Our frolicsome secretary of state is over in Indonesia now badgering the locals about climate change. Indonesia is the third-largest carbon emitter in the world, and Mr. Kerry is admonishing them to mend their ways or dire consequences will ensue.
A three-foot rise in global sea levels, he has told them, would be “enough to put half of Jakarta under water.” Is this likely? Well, according to today’s New York Times:
Mr. Kerry said the scientific debate over climate change was settled, with 97 percent of scientists saying the problem is real.
We wonder. About several things. First, while Indonesia may be the third largest carbon producer, the US is in second place, having only recently been bumped from the top spot — which it has held for some decades now — by China. “Who,” the Indonesians might wonder, “is this strange man in a blue suit barking in an even stranger voice that we have to sacrifice our progress and our economic growth to solve a problem they have created?”
Then there are these three feet of water. Given the uneven quality of assistance the population has received over the years from its rulers, many Indonesians could be thinking that submerging Jakarta might not be a half-bad idea, but even they are not overly cheered by the prospect: experience has taught them that the ruling class will not be deterred by a little dampness on the ground floor when the second storey is still dry.
Also troublesome is the fact that Indonesia is largely a Muslim nation, where notions about the power and influence of mere humans are greeted with scorn. “Inshallah,” they might respond — but more important, are they insulted that yet another colonial power has come to their shores and shown scant regard for their firmly-held beliefs? It seems in bad taste, at the very least. They may be wrong to believe what they believe, but Indonesia has likely had enough of westerners barging in and dictating morality to them, particularly when that morality was largely based on “we take what we want and you get jack.”
In short, the nation’s senior diplomat seems remarkably inept at diplomacy, and disturbingly unaware of how bizarre and presumptuous his speech must have sounded to the Indonesians. This is made worse by the fact that here at home, Mr. Kerry’s boss is notoriously gauzy when it comes to energy policy. The Keystone pipeline, for example, is a problematic topic, and the secretary has carefully avoided comment, as it is not his brief to make one. Perhaps more germane is the possibility that Kerry has not abandoned his presidential ambitions, and, should Ms. Clinton stumble, he might well be a viable candidate yet again. This might require that the party concede that after five years of watching Joe Biden’s follies, the nation has finally come to its senses and would rather elect a jackass in an Uncle Sam topper, assuming anyone can tell the difference.

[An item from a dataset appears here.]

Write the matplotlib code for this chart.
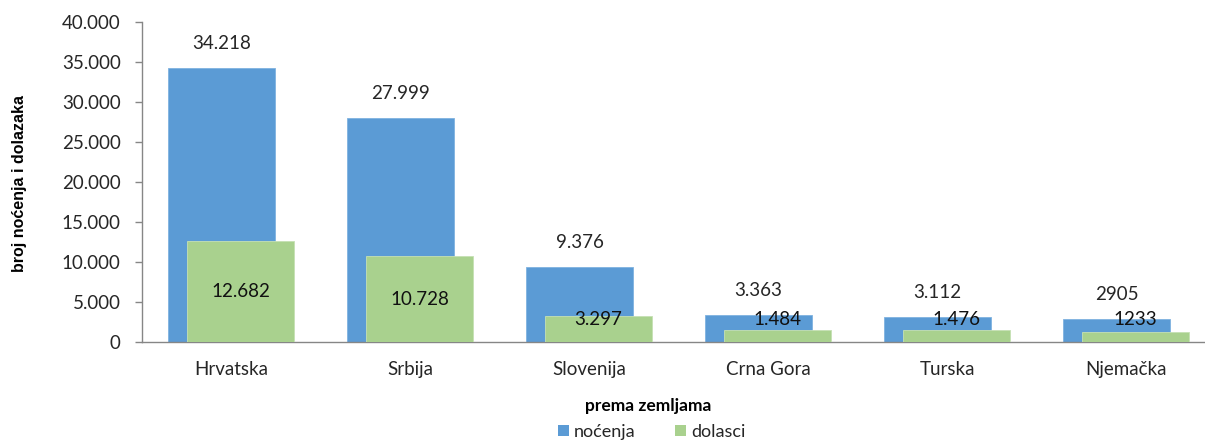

Finally, there is this troublesome “97% of scientists agree” meme. This appears to be derived from a study that found 97% of papers published on climate change by climatologists who would be out of work if there were no climate change agree that there is climate change and it’s partly the fault of Indonesia. “Scientists” and “climatologists” are not identical sets; to conflate the two is either the act of a fool or the trick of a charlatan. In Mr. Kerry’s case, we think that both descriptions apply.
Frankly, it’s embarrassing to see such a senior official try to pass off such a tired and obvious a deception. It insults the Indonesians and implies that they are third-world simpletons easily duped by we wily westerners. We recognize that the secretary has certain limitations when the world of ideas intrudes on his life (yeah, we still remember that 77% average at Yale), but — may we ask him, if he cannot make us proud that he represents us to the world, he at the very least try harder not to make us so ashamed?